Interestingly faxes were around before telephones but this is not a history lesson. It is a post about the redundancy of technology and a what if question.
What if Ms Gillard had been around in the late eighties, the time when I the company I had started out with installed their first fax machine. It was 1988 and the typists had gone to be replaced by Word Perfect and so had the comptometer people as we were now using Lotus 123 (backslash, w,c enter etc). Ms Gillard could have given every pensioner a fax machine and rolled out fax lines to everyone. We all would have been able to send letters to each other instantly, had built in answer phones, and our very own photocopier.
But it was not all sweetness and light. Some of still remember the panic of the early nineties when we realized the fax thermal image paper was fading, quick invent cheap laser fax machines. And there was the argument about the legality of faxes in contracts etc. But we did not know any better as we were at the cutting edge of technology or so we thought.
But if she had done the rollout it would have been an obvious mistake, email killed off letters and pdfs/scanning killed off fax machines.

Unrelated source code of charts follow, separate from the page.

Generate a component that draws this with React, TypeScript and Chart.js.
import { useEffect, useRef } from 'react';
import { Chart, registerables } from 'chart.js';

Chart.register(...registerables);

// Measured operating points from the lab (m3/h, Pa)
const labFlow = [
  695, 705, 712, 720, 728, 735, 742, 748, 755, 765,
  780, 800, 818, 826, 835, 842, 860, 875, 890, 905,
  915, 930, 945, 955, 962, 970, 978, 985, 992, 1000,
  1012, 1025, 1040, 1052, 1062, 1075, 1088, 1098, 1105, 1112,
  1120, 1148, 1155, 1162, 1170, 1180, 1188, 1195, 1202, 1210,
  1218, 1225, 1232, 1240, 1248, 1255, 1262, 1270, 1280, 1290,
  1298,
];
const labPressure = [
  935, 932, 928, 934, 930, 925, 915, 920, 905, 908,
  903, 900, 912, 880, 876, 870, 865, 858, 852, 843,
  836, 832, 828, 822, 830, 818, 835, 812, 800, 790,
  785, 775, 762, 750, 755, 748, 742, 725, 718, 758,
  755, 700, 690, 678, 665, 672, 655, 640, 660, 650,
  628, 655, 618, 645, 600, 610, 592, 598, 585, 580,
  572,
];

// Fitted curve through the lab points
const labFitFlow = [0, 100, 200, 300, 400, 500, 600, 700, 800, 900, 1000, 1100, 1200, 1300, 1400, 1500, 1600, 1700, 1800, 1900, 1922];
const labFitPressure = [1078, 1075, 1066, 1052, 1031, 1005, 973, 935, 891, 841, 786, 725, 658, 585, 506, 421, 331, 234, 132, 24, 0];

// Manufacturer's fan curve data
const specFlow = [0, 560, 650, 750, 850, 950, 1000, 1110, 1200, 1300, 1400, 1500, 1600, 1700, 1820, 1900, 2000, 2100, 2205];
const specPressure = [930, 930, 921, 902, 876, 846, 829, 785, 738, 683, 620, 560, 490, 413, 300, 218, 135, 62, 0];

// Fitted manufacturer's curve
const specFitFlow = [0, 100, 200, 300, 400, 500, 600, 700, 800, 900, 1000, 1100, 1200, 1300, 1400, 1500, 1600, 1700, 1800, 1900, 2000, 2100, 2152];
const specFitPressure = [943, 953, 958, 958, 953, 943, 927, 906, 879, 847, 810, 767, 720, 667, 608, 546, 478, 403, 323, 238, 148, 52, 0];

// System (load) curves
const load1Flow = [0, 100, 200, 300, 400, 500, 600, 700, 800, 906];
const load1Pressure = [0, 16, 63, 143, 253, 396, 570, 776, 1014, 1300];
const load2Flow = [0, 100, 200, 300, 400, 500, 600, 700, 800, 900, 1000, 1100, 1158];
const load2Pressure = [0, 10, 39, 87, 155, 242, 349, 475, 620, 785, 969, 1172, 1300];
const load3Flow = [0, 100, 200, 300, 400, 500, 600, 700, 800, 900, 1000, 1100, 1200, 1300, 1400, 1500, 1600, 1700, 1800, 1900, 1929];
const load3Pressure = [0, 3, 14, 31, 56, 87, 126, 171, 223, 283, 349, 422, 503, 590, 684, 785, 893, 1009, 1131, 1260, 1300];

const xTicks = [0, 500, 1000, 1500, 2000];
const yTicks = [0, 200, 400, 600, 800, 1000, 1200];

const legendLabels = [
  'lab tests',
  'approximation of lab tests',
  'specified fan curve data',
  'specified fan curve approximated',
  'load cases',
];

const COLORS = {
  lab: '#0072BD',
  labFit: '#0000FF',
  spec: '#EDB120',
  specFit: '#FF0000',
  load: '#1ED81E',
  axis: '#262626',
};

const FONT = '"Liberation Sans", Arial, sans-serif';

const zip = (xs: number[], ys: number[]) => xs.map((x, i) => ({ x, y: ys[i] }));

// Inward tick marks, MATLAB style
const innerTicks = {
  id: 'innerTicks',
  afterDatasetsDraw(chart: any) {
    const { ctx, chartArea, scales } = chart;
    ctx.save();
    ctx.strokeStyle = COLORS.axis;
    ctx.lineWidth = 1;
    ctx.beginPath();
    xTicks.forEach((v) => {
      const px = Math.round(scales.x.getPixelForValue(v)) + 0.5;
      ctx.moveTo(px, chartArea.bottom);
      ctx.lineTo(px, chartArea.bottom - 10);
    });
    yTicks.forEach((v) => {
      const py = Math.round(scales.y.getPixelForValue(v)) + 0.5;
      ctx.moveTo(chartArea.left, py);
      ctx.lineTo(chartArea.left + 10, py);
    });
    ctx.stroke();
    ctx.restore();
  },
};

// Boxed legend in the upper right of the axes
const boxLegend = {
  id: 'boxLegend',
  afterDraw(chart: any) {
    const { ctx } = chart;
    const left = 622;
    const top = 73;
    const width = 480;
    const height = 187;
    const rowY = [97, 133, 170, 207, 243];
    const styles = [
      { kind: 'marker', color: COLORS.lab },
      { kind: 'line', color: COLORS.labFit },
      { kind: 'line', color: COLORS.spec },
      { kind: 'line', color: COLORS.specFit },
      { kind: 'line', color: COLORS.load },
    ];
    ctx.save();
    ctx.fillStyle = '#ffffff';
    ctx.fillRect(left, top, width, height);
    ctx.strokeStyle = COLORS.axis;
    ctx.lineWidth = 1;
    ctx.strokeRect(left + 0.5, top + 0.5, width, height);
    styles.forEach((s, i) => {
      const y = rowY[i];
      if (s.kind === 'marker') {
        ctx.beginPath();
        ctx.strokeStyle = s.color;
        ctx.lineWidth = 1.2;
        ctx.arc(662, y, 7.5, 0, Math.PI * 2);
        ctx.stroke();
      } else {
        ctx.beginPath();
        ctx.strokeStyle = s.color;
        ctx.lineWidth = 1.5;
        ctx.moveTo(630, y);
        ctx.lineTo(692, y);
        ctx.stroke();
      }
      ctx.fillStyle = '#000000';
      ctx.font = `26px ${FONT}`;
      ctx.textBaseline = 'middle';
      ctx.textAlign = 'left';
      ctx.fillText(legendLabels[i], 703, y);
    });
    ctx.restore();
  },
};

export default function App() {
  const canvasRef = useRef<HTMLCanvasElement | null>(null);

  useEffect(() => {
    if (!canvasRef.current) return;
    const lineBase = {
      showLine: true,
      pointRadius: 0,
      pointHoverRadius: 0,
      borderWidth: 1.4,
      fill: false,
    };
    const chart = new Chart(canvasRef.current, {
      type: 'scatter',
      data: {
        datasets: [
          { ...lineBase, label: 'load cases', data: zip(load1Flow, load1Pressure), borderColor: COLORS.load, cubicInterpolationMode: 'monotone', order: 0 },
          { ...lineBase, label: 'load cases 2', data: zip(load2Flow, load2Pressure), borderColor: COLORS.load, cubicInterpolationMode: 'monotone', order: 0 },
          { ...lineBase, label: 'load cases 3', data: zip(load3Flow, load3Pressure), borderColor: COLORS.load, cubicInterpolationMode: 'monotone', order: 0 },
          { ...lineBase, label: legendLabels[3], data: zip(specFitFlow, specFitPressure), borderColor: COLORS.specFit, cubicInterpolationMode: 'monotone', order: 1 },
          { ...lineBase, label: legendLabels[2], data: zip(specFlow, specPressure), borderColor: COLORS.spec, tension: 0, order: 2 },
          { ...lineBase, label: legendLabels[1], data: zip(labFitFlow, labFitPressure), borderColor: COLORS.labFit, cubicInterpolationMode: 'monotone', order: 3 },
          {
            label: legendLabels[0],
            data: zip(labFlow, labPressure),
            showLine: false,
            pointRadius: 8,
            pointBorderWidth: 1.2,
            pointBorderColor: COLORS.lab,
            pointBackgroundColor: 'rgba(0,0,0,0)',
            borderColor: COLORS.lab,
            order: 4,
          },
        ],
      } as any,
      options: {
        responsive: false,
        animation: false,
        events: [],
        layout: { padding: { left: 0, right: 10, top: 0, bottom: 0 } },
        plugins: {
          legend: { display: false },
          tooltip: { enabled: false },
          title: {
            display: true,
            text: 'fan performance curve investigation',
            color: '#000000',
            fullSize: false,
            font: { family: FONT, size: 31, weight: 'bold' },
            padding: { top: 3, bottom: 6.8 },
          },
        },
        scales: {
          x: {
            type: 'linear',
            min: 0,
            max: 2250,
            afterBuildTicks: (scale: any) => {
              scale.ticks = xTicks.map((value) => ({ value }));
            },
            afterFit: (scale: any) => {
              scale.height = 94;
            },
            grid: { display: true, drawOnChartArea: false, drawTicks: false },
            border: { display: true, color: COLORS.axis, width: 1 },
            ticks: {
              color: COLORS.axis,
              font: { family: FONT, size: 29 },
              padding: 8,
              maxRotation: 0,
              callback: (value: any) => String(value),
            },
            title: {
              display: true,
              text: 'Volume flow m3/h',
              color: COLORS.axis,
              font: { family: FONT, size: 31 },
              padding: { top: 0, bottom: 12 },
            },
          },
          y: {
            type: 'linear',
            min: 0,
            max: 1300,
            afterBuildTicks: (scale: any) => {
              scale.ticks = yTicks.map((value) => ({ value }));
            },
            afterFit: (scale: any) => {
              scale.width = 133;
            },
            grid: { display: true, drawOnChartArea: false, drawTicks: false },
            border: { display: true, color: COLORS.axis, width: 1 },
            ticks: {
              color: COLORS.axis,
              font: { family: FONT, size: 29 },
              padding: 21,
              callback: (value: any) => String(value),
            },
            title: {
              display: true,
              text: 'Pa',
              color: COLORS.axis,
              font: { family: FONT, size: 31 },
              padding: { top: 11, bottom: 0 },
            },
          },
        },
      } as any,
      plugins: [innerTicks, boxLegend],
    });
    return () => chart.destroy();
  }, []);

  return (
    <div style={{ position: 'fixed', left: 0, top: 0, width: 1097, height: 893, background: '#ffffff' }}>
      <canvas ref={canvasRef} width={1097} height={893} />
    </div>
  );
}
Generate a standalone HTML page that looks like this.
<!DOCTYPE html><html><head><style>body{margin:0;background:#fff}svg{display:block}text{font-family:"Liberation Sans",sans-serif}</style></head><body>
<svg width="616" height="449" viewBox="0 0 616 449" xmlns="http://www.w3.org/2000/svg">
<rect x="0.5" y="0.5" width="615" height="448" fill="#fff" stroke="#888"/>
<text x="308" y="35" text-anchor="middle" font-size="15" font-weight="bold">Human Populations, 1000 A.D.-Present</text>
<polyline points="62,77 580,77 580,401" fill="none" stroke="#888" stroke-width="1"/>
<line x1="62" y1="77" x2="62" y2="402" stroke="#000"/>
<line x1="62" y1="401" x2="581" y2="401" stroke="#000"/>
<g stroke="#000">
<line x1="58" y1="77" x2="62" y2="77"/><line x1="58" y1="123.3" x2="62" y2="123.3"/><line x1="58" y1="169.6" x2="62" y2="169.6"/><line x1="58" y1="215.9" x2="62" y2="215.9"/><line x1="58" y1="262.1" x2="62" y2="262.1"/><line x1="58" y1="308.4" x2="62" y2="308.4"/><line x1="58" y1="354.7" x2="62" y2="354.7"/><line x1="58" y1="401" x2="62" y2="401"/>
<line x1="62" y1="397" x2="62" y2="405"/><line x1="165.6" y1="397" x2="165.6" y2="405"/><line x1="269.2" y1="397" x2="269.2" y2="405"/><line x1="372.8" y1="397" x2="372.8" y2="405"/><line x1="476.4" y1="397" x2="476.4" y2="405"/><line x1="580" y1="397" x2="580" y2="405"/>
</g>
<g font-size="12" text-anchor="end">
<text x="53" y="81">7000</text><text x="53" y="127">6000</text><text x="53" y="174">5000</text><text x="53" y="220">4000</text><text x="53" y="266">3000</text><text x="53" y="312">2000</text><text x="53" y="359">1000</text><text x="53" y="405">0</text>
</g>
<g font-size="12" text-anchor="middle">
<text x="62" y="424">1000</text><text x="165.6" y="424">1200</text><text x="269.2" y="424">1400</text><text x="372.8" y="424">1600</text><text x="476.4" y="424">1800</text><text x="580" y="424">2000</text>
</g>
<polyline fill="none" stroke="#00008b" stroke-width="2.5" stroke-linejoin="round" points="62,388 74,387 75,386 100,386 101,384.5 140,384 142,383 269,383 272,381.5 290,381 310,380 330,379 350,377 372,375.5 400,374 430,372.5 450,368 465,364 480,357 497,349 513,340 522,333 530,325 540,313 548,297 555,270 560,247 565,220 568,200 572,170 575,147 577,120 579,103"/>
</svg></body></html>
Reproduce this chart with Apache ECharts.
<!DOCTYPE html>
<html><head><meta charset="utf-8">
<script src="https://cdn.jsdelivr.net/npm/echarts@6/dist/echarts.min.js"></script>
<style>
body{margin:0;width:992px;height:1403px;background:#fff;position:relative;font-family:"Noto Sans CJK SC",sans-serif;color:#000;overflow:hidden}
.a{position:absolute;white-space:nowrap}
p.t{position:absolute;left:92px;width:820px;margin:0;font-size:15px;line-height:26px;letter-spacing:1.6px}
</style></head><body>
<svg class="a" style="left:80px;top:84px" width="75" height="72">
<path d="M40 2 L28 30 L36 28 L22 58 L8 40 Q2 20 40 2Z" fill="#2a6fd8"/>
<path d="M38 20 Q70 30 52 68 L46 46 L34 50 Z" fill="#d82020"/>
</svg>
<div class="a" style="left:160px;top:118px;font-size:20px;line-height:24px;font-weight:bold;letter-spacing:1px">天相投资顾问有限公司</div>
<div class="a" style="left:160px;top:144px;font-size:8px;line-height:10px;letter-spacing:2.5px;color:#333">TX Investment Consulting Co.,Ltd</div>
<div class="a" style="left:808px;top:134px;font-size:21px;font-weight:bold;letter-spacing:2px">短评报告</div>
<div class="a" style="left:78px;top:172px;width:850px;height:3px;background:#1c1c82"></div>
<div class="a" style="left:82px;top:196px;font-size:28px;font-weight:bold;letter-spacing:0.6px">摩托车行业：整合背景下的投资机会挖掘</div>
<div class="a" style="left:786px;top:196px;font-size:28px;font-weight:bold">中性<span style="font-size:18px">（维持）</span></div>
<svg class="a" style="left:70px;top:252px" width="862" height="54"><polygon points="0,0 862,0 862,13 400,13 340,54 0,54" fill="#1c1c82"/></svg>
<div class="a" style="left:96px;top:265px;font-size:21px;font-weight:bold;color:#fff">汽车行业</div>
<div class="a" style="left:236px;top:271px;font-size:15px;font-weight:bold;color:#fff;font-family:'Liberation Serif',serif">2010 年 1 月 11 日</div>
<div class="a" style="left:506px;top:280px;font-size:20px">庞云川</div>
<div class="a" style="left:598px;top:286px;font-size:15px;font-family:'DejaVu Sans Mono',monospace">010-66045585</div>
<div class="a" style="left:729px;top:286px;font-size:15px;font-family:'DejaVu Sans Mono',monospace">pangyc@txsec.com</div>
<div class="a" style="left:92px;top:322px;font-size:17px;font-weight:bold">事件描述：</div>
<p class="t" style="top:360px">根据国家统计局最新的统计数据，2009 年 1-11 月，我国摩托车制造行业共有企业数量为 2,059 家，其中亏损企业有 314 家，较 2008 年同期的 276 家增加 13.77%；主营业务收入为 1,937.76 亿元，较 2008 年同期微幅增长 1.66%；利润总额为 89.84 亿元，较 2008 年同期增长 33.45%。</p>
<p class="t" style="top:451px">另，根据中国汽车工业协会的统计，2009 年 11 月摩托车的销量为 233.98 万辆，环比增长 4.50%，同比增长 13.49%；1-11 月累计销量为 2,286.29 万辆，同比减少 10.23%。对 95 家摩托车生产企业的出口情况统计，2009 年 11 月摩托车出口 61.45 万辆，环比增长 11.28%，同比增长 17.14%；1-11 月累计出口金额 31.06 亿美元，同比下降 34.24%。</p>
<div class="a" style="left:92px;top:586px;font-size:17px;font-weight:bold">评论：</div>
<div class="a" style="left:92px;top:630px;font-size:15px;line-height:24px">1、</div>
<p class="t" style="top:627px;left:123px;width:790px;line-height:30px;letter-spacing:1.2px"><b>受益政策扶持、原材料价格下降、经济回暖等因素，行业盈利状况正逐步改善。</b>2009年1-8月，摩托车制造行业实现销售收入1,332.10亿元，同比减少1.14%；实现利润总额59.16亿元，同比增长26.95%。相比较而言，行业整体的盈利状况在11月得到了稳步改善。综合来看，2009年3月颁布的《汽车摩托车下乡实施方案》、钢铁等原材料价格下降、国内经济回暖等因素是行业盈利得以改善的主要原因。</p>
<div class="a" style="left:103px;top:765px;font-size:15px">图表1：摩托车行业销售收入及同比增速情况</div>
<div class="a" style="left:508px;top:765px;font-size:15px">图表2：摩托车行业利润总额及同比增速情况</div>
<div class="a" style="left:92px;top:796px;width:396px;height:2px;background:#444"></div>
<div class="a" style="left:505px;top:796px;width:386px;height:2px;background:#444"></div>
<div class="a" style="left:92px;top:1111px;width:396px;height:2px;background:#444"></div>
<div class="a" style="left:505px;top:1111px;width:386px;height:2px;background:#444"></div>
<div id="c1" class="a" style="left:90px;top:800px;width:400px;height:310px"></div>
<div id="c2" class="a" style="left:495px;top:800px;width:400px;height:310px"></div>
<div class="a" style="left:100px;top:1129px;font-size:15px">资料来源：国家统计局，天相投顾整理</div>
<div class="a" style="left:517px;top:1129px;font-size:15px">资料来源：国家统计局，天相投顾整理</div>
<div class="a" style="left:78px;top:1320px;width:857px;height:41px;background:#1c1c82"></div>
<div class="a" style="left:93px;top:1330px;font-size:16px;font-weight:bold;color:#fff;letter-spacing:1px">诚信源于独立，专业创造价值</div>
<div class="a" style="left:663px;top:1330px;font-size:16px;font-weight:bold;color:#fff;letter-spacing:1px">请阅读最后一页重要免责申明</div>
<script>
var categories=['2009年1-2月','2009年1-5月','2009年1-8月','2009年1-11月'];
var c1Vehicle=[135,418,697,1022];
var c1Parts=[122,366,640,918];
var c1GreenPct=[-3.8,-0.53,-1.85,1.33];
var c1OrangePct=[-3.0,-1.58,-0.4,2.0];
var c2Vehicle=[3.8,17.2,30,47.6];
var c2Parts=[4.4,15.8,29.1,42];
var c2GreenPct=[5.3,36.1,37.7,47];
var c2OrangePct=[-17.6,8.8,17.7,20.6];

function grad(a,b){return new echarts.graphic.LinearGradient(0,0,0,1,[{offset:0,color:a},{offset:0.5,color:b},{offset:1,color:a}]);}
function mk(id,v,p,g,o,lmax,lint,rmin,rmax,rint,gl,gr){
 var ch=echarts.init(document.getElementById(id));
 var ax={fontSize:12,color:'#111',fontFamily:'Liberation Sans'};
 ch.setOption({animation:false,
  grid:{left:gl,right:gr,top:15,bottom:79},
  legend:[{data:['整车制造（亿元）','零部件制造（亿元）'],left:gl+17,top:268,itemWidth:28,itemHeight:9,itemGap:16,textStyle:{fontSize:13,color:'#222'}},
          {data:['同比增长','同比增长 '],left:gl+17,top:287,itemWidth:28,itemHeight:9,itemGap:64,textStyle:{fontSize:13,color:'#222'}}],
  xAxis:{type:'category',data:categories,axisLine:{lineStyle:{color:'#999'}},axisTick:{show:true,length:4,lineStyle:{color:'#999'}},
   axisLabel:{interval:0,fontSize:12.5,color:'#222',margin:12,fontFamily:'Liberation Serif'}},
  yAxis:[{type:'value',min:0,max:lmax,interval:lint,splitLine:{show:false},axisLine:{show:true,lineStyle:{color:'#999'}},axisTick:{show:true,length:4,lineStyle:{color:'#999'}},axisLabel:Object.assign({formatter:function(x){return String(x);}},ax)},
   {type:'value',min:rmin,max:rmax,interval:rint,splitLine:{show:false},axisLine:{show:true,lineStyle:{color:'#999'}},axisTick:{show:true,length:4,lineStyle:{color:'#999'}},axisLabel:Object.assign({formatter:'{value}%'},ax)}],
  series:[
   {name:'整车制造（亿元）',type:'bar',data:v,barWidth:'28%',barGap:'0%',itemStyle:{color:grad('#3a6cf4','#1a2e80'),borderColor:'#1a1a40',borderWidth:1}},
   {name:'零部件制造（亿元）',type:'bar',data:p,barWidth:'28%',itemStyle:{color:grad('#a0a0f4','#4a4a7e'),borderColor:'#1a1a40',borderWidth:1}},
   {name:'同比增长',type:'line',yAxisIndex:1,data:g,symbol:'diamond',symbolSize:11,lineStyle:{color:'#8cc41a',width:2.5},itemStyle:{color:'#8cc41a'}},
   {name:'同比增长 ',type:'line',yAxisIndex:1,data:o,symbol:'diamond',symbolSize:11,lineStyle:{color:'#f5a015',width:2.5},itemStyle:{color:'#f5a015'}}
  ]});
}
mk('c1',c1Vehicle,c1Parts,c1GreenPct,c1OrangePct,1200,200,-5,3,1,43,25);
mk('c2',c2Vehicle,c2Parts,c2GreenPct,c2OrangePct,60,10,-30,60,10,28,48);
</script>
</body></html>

Only a couple of months ago a very bright 22 year old commenced work with me. For some vague reason he had to fax a document to someone whose pc was down. The young bright spark had never used a fax and thought that nobody had them assuming everyone was like him on twitter, facebook, with ipad and iphone.
So the question is will the NBN which will take 9.5 years (their numbers not mine) assuming no delays, be redundant when it is fully rolled out. If it was such a good idea where is Richard Branson, Steve Jobs and Bill Gate? They are not interested, mind you they were not interested in pink bats and solar panels.